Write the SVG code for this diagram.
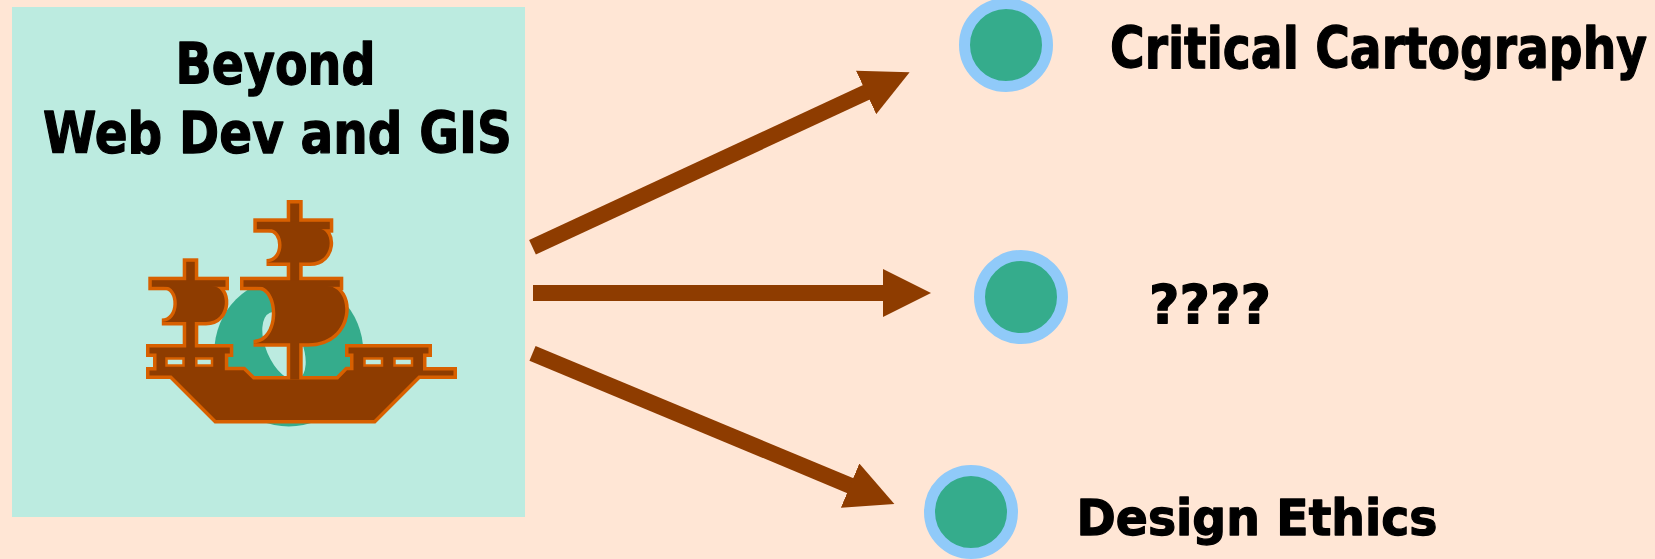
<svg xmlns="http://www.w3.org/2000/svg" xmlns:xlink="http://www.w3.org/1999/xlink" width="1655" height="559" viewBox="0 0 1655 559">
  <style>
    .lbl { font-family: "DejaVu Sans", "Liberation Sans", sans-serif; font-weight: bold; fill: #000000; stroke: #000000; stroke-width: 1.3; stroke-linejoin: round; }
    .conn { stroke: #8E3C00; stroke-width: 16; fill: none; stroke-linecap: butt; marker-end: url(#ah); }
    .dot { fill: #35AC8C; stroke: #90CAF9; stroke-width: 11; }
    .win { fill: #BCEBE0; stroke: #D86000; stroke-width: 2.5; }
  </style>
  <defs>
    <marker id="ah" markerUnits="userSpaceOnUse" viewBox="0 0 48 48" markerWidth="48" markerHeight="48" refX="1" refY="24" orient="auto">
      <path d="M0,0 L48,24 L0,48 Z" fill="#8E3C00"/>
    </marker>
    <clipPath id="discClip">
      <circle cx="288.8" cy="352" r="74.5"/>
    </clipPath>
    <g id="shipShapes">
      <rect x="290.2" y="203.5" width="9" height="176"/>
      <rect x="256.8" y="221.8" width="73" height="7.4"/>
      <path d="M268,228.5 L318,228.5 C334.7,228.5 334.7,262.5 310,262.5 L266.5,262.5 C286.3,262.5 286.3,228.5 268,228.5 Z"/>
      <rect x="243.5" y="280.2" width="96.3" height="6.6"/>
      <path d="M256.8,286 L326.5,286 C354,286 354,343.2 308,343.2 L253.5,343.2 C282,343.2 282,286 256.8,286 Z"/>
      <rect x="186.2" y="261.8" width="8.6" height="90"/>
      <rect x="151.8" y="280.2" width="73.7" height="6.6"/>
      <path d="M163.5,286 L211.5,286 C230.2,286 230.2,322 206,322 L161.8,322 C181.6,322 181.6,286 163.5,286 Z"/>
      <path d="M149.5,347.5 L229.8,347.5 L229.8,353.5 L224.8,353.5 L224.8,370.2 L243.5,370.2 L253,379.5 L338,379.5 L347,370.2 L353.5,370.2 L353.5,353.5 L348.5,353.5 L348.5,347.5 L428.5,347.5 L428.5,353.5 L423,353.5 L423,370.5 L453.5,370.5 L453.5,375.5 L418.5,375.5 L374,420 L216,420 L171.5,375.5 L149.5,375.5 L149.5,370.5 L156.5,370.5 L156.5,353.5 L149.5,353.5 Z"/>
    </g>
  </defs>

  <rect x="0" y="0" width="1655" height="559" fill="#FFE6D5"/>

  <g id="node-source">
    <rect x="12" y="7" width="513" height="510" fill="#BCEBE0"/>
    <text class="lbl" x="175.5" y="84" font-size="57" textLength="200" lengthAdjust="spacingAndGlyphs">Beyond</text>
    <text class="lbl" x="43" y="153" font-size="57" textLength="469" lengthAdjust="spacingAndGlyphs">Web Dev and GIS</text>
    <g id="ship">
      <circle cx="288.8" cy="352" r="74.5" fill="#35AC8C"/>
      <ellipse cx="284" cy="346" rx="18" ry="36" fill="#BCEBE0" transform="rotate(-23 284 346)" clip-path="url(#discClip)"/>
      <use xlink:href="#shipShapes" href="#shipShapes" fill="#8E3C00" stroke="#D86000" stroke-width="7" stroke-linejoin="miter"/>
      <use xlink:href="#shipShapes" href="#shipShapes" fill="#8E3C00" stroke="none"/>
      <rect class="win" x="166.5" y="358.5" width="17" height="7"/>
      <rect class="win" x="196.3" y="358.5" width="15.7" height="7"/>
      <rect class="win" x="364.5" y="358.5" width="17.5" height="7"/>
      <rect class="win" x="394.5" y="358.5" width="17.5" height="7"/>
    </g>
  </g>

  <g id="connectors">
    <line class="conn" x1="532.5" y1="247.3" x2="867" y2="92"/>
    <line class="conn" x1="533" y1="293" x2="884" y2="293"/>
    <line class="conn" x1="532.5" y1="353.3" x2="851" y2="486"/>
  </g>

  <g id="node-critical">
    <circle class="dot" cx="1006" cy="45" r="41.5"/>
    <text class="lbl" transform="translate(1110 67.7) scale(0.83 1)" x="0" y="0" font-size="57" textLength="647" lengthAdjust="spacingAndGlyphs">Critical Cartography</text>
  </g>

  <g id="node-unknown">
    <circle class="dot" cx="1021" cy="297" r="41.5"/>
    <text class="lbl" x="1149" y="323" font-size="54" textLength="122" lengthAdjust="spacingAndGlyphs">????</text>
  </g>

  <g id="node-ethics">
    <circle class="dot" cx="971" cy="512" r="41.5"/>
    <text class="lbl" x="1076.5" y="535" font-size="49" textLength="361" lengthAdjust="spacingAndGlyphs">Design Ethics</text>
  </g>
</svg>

================

Retype the listing exactly. Pictures do not belong in the copy.

*Exercise result*:
Write the SVG code for this diagram.
<svg xmlns="http://www.w3.org/2000/svg" xmlns:xlink="http://www.w3.org/1999/xlink" width="1655" height="559" viewBox="0 0 1655 559">
  <style>
    .lbl { font-family: "DejaVu Sans", "Liberation Sans", sans-serif; font-weight: bold; fill: #000000; stroke: #000000; stroke-width: 1.3; stroke-linejoin: round; }
    .conn { stroke: #8E3C00; stroke-width: 16; fill: none; stroke-linecap: butt; marker-end: url(#ah); }
    .dot { fill: #35AC8C; stroke: #90CAF9; stroke-width: 11; }
    .win { fill: #BCEBE0; stroke: #D86000; stroke-width: 2.5; }
  </style>
  <defs>
    <marker id="ah" markerUnits="userSpaceOnUse" viewBox="0 0 48 48" markerWidth="48" markerHeight="48" refX="1" refY="24" orient="auto">
      <path d="M0,0 L48,24 L0,48 Z" fill="#8E3C00"/>
    </marker>
    <clipPath id="discClip">
      <circle cx="288.8" cy="352" r="74.5"/>
    </clipPath>
    <g id="shipShapes">
      <rect x="290.2" y="203.5" width="9" height="176"/>
      <rect x="256.8" y="221.8" width="73" height="7.4"/>
      <path d="M268,228.5 L318,228.5 C334.7,228.5 334.7,262.5 310,262.5 L266.5,262.5 C286.3,262.5 286.3,228.5 268,228.5 Z"/>
      <rect x="243.5" y="280.2" width="96.3" height="6.6"/>
      <path d="M256.8,286 L326.5,286 C354,286 354,343.2 308,343.2 L253.5,343.2 C282,343.2 282,286 256.8,286 Z"/>
      <rect x="186.2" y="261.8" width="8.6" height="90"/>
      <rect x="151.8" y="280.2" width="73.7" height="6.6"/>
      <path d="M163.5,286 L211.5,286 C230.2,286 230.2,322 206,322 L161.8,322 C181.6,322 181.6,286 163.5,286 Z"/>
      <path d="M149.5,347.5 L229.8,347.5 L229.8,353.5 L224.8,353.5 L224.8,370.2 L243.5,370.2 L253,379.5 L338,379.5 L347,370.2 L353.5,370.2 L353.5,353.5 L348.5,353.5 L348.5,347.5 L428.5,347.5 L428.5,353.5 L423,353.5 L423,370.5 L453.5,370.5 L453.5,375.5 L418.5,375.5 L374,420 L216,420 L171.5,375.5 L149.5,375.5 L149.5,370.5 L156.5,370.5 L156.5,353.5 L149.5,353.5 Z"/>
    </g>
  </defs>

  <rect x="0" y="0" width="1655" height="559" fill="#FFE6D5"/>

  <g id="node-source">
    <rect x="12" y="7" width="513" height="510" fill="#BCEBE0"/>
    <text class="lbl" x="175.5" y="84" font-size="57" textLength="200" lengthAdjust="spacingAndGlyphs">Beyond</text>
    <text class="lbl" x="43" y="153" font-size="57" textLength="469" lengthAdjust="spacingAndGlyphs">Web Dev and GIS</text>
    <g id="ship">
      <circle cx="288.8" cy="352" r="74.5" fill="#35AC8C"/>
      <ellipse cx="284" cy="346" rx="18" ry="36" fill="#BCEBE0" transform="rotate(-23 284 346)" clip-path="url(#discClip)"/>
      <use xlink:href="#shipShapes" href="#shipShapes" fill="#8E3C00" stroke="#D86000" stroke-width="7" stroke-linejoin="miter"/>
      <use xlink:href="#shipShapes" href="#shipShapes" fill="#8E3C00" stroke="none"/>
      <rect class="win" x="166.5" y="358.5" width="17" height="7"/>
      <rect class="win" x="196.3" y="358.5" width="15.7" height="7"/>
      <rect class="win" x="364.5" y="358.5" width="17.5" height="7"/>
      <rect class="win" x="394.5" y="358.5" width="17.5" height="7"/>
    </g>
  </g>

  <g id="connectors">
    <line class="conn" x1="532.5" y1="247.3" x2="867" y2="92"/>
    <line class="conn" x1="533" y1="293" x2="884" y2="293"/>
    <line class="conn" x1="532.5" y1="353.3" x2="851" y2="486"/>
  </g>

  <g id="node-critical">
    <circle class="dot" cx="1006" cy="45" r="41.5"/>
    <text class="lbl" transform="translate(1110 67.7) scale(0.83 1)" x="0" y="0" font-size="57" textLength="647" lengthAdjust="spacingAndGlyphs">Critical Cartography</text>
  </g>

  <g id="node-unknown">
    <circle class="dot" cx="1021" cy="297" r="41.5"/>
    <text class="lbl" x="1149" y="323" font-size="54" textLength="122" lengthAdjust="spacingAndGlyphs">????</text>
  </g>

  <g id="node-ethics">
    <circle class="dot" cx="971" cy="512" r="41.5"/>
    <text class="lbl" x="1076.5" y="535" font-size="49" textLength="361" lengthAdjust="spacingAndGlyphs">Design Ethics</text>
  </g>
</svg>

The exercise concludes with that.